Khabor Wala Desk
Published: 15th January 2026, 12:19 AM
The Bangladesh Public Service Commission (BPSC), a constitutional body tasked with the recruitment of the republic’s finest civil servants, is currently grappling with a severe institutional crisis. Despite pioneering the “Circular Evaluation System”—a modern approach designed to expedite the grading of the 46th BCS written examinations—the Commission finds itself mired in financial and administrative paralysis. While examiners completed their duties in record time, they remain unpaid months later, highlighting a systemic failure in the Commission’s operational independence.
The BPSC’s current predicament stems from a lack of fiscal autonomy. Although it is a constitutional entity, it operates financially as a subordinate wing of the Ministry of Finance. Currently, the Commission is managing an unprecedented workload, overseeing seven different BCS cycles (from the 44th to the 50th) simultaneously.
According to Commission sources, the funds required to remunerate examiners for the 46th BCS are unavailable because the Ministry of Finance has yet to approve the necessary budget. The traditional “one BCS per year” budget model is insufficient for the current overlapping cycles. This fiscal strangulation has led to significant delays, undermining the very efficiency the new evaluation system was intended to create.
Professor Mobasser Monem, Chairman of the BPSC, has voiced grave concerns regarding the Commission’s shrinking independence. Since 2011, political influence and administrative structures have effectively relegated the BPSC to a departmental office under the Ministry of Public Administration.
| Issue | Duration of Bureaucratic Delay | Impact |
|---|---|---|
| Rule Amendment (48th & 49th Special BCS) | 3.5 Months | Delayed recruitment of specialized cadres. |
| Circular Evaluation Rule Revision | 2 Months | Held up the processing of written results. |
| Remuneration for 46th BCS Examiners | Several Months (Ongoing) | Discourages veteran teachers from future participation. |
| Repeat Cadder Policy Reform | Multiple Months | Led to protests and legal complexities. |
The Chairman noted that even minor procedural changes or fiscal decisions require the explicit consent of various ministries, causing a “bottleneck effect” that prevents the BPSC from functioning as an autonomous body.
The lack of autonomy directly impacts millions of job seekers. The “repeat cadre” crisis—where the same candidates are selected for multiple roles, depriving others of opportunities—took months to address due to ministry-level delays, leading to student protests and the eventual release of a supplementary result.
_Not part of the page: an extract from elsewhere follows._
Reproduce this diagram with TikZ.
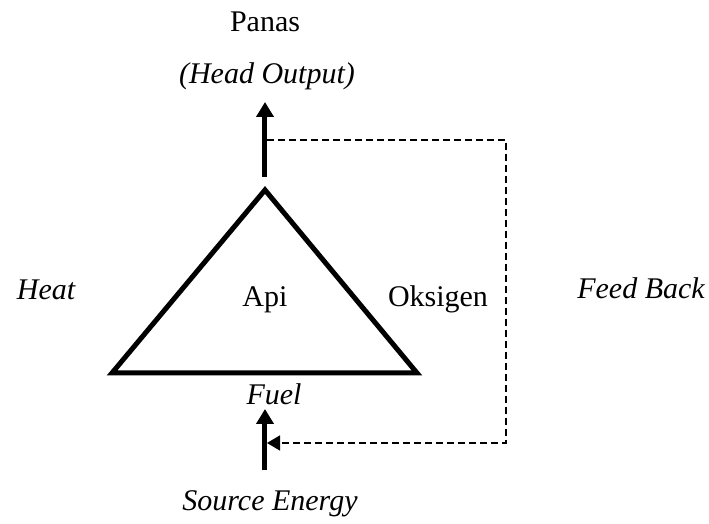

Furthermore, the 45th BCS non-cadre candidates are currently protesting for increased posts. While over 400,000 government positions remain vacant, the BPSC claims that the 2023 Recruitment Rules limit their ability to recommend candidates beyond a pre-specified number.
While the current Commission has introduced commendable reforms—such as reducing application fees, lowering viva marks to 100, and releasing the 47th Preliminary results in a record nine days—professionalism remains an issue. The 49th Special BCS question paper was reportedly riddled with spelling and factual errors, casting doubt on the quality control of the recruitment process.
Experts, including Professor Ridwanul Haque of IBA, Dhaka University, argue that the BPSC must transition from being “nominally independent” to being “functionally autonomous.” Without full financial and administrative control, the ambitious goal of completing a BCS cycle within a single year will remain a distant dream, further eroding public trust in the state’s most vital recruitment engine.